公開日:2022年3月30日
以前に治療をした歯の詰め物や被せ物が突然取れてしまったという経験をお持ちの方はおられませんか?虫歯治療をした歯は歯を削り、嚙む機能を取り戻すために詰め物や被せ物を装着しますが、何らかの原因で外れてしまうことがあります。それはなぜでしょうか。
詰め物や被せ物は、虫歯によって悪くなった部分を削り、その部分を補うために必要な処置です。小さな虫歯は削った部分が少なくて済みますが、大きな虫歯の場合、たくさん歯を削る必要があります。そして歯を削ったあとの歯質の残り具合や強度により、その後行われる治療や種類が決まってきます。
歯科用レジンは、削る範囲が少ない、または浅い場合に使われる最も一般的な治療です。小さな穴が開いている、欠けてしまったといった軽度の症例など、幅広い範囲で使用されます。保険適用が一般的ですが、使用できる色調が決まっています。また素材がプラスチックのため年数が経つと汚れを吸着しやすく、自分の歯と詰めたレジンとの境目が分かりやすくなってしまいます。またレジンで埋めた部分が黄ばむなど、審美性にやや問題が出てきます。
インレーとは、やや深い虫歯や広範囲にわたり歯を削った場合に使われる、臼歯部の詰め物です。神経を取るまではいかないですが、神経を取らずに済むギリギリの状態でインレーによる修復を試みます。保険適用の場合は金属となり、下の歯に詰めるとやや目立ってしまいます。自費の素材を選択すると歯の色と馴染み、お口を大きく開けてもインレーが詰めてあるのがほぼ分かりません。
クラウンとは、神経を取った歯や歯をたくさん削り、歯質があまり残っていない歯の修復治療です。インレーは部分的に詰めますが、クラウンは残った歯全体を覆う形状をしています。一本だけのものもあれば、ブリッジと呼ばれる3本以上の繋がったものがあり、削った歯を補強するために欠かせません。
クラウンは保険素材、自費素材を合わせると非常に多くの選択肢があります。最近では強度だけでなく審美性を重視したクラウンの種類が増えており、強さと美しさを兼ね備えた素材を求める方のニーズに合った選択ができます。
歯科治療の技術は日々進化しており、昔とは比べ物にならないくらい技術や素材が進歩しています。
しかしひとつはっきりと明言できることは「どんなに優れた技術や素材をもって治療をしても、天然の歯にはかなわない」ということです。優れた技術や素材でも、ご自身の歯に勝ることはありません。
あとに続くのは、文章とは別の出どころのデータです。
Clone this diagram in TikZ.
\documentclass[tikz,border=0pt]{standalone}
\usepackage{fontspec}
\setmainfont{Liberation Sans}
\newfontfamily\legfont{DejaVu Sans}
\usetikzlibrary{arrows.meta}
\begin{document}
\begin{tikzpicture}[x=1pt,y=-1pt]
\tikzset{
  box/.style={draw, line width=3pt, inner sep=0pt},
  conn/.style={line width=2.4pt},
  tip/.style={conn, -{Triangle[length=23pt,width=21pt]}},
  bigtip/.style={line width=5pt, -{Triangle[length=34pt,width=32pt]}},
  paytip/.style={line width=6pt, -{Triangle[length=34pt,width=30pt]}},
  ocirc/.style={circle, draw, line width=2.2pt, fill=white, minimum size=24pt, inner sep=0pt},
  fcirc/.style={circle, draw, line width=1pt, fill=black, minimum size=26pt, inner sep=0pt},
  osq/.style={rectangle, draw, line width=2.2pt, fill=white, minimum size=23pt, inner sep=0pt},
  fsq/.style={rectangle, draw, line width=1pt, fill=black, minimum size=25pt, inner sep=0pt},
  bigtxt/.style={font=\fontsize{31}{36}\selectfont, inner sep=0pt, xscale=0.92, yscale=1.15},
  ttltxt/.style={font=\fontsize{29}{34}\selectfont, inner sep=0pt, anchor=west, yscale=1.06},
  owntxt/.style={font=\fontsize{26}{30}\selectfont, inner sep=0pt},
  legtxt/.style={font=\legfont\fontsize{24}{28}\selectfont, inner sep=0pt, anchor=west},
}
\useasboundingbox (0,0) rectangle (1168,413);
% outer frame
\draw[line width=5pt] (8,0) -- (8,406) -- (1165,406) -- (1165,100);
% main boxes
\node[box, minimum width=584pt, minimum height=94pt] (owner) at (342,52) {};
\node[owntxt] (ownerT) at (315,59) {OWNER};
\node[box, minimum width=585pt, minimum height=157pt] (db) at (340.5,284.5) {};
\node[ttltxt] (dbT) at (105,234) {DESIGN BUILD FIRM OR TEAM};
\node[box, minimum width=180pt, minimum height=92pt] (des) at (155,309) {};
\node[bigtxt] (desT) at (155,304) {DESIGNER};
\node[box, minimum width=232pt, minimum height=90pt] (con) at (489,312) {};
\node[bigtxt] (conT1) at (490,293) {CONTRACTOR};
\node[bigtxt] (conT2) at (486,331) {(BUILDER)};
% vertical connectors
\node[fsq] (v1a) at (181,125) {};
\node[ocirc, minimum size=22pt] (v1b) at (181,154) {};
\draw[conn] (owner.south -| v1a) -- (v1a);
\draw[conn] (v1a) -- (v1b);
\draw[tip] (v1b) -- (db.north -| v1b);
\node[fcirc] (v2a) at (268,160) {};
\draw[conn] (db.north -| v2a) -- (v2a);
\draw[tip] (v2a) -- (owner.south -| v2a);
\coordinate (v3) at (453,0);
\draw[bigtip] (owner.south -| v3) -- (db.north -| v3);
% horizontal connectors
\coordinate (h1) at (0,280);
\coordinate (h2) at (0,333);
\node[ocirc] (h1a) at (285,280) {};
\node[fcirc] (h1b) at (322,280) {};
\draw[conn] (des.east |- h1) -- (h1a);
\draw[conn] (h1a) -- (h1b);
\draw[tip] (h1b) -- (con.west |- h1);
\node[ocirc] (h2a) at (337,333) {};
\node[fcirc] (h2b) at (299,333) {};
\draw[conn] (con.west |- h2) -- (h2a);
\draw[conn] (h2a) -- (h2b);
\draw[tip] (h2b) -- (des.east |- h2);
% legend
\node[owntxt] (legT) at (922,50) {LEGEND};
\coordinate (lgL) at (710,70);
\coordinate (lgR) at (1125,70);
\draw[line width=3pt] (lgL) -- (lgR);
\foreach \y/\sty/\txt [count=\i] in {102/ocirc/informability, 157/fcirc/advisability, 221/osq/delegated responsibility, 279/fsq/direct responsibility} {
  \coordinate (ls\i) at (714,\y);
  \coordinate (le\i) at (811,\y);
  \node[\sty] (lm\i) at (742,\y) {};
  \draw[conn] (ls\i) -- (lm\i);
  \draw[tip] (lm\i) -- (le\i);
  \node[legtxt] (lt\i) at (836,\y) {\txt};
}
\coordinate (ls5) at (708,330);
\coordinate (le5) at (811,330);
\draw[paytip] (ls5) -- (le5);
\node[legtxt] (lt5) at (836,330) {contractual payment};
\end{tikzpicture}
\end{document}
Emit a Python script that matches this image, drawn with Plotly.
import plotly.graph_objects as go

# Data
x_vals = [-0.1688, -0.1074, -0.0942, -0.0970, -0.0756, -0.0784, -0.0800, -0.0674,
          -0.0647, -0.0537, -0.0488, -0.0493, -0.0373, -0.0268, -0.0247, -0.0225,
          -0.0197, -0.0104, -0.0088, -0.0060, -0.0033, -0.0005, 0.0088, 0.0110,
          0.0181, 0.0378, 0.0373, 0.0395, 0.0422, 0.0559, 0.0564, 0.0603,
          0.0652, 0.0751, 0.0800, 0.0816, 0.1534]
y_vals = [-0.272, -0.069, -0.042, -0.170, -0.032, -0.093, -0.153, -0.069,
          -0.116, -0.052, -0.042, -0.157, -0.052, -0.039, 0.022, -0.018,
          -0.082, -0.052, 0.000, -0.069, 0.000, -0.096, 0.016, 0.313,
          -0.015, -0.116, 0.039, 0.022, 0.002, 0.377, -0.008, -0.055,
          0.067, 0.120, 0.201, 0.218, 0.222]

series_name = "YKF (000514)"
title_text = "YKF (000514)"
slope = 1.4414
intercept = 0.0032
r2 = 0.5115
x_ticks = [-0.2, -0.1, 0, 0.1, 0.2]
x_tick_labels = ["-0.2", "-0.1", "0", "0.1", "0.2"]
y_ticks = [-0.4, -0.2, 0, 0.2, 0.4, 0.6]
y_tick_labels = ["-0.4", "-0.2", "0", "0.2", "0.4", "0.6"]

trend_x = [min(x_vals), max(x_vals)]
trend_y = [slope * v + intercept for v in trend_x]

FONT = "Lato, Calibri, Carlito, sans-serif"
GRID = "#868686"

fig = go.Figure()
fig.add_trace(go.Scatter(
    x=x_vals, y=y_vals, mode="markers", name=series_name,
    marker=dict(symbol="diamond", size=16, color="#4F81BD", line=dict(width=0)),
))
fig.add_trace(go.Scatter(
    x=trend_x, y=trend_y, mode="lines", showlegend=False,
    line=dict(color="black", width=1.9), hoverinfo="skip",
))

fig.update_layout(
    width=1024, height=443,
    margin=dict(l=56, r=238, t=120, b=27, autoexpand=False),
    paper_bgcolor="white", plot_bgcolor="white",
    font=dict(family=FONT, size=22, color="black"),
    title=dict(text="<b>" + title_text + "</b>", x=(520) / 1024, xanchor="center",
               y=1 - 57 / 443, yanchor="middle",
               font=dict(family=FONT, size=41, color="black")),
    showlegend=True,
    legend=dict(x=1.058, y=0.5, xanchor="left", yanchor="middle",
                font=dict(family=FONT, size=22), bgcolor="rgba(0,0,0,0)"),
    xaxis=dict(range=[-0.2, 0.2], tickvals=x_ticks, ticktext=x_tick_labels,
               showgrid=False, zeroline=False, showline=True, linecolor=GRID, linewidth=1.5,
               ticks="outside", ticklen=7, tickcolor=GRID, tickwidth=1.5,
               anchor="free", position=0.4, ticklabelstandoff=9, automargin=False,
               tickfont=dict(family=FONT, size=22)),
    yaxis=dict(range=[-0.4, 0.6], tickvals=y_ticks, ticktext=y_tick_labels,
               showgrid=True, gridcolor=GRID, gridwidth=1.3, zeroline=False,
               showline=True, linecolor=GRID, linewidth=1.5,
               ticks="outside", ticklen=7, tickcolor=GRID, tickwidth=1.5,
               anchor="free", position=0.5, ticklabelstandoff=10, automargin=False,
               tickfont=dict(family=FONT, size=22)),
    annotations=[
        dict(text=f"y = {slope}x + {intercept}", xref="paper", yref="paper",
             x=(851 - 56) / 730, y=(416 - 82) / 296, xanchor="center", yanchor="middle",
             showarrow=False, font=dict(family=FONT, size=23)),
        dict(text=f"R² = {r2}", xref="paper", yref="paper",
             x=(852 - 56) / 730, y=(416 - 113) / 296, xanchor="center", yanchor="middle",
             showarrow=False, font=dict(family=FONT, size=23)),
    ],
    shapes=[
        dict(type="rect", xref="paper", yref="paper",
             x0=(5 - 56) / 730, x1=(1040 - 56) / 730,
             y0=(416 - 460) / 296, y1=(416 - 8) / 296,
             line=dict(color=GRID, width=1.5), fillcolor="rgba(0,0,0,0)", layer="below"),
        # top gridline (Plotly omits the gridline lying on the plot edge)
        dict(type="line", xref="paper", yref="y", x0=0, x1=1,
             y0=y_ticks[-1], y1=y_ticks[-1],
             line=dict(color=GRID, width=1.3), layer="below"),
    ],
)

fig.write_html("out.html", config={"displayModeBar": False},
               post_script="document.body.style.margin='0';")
というのも、人工のものはいずれ寿命がきてしまうからです。ある日突然ポロっと取れてしまうこともあります。それでは詰め物や被せ物が取れてしまう理由は何が考えられるのでしょうか。
詰め物や被せ物が取れてしまう最大の原因は、二次カリエスです。二次カリエスとは、虫歯治療をした歯が再び虫歯になることを言います。二次カリエスは、詰め物や被せ物の中で虫歯が再発し、気づかないまま進行してしまいます。虫歯によって穴が開いてくると詰め物や被せ物が合わなくなって浮き上がり、取れそうになる、あるいは突然外れてしまうということが起こります。
二次カリエスは、詰め物や被せ物が取れてしまう最も多い原因です。
詰め物や被せ物を装着してまだそれほど日が経っていないのにいきなり取れてしまった場合、形成がうまくいっていないということが考えられます。
また金属の詰め物の場合、年数が経つとセメントが劣化して流れ出すことで外れてしまいます。
年月が経つごとに、噛み合わせが変化していきます。装着した当初はきちんと合っていても、噛み合わせが変わってくることで歯に加わる負担も変化し、治療をした歯に過剰な負担がかかってしまうことがあります。その結果、詰め物や被せ物が外れるという結果に至ってしまうことがあります。
いきなり詰め物や被せ物が取れてしまうとびっくりするかもしれません。ここで気を付けなければいけないことは、自分で接着剤を使ってくっつけることです。これは絶対に行ってはいけません。
また外れたまま長期間放置することも、歯にとって良い環境ではありません。特にインレーの場合、外れてしまうと穴が開いた状態で過ごすことになります。その穴の中に食べかすや汚れが入り込むと細菌の温床となり、より虫歯が進行して保存できた神経を取らなくてはならなくなってしまうことがあります。
もし詰め物や被せ物が外れてしまったら早急に受診し、適切な処置を受けるように心がけましょう。その際、外れてしまった詰め物や被せ物も一緒に持参して下さい。土台となる歯に問題がない場合や装着してまだ間がないものは、再接着が可能なこともあります。
また保険適用の素材は自費素材のものよりも二次カリエスのリスクが高まります。普段から小まめに定期検診を受けておくことも大切です。